Cell phones allowed people on the planes and in the towers to report their own impending deaths. Information that otherwise would have been lost was communicated from beyond the event horizon of the black hole the terrorists created. And the calls reported to us were largely sad but calm. People called their wives, siblings and parents to say goodbye, to tell them to take care of other loved ones, to tell them where the will was.

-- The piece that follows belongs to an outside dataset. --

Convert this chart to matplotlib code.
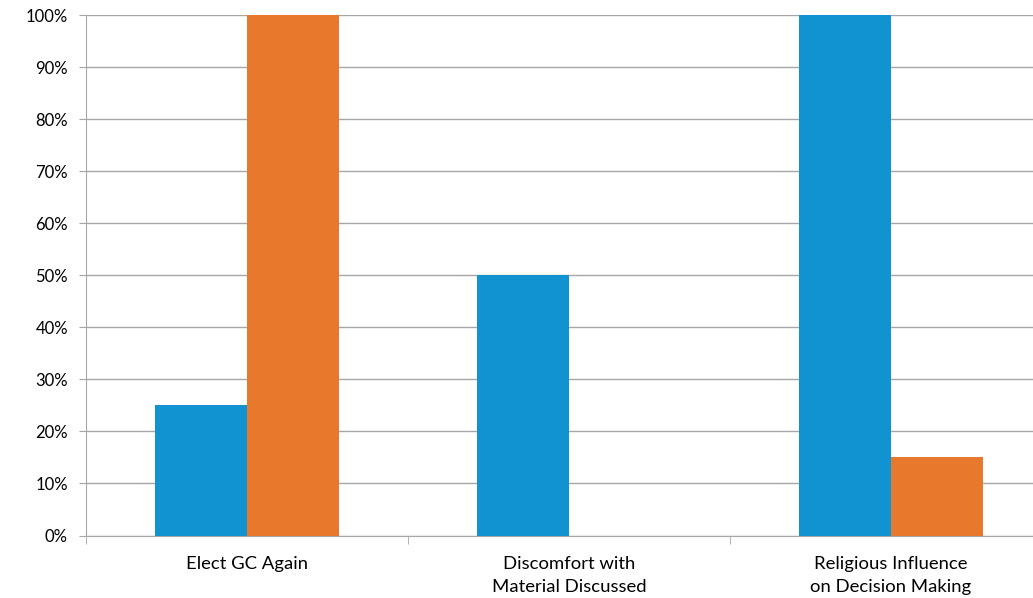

For a long time I imagined that most humans are cowards. But the image of people cowering and begging for their lives, or writhing on the floor in panic, is lifted not from life but from the movies, and in fact from movies of a particularly sadistic tinge, movies shot from the killer's viewpoint, and in which he is the only one who has control. Life is more slippery in most respects than we anticipate, and even terrorists are prey to the law of unintended consequences. The name "terrorism" is a form of marketing, but the product doesn't work as advertised.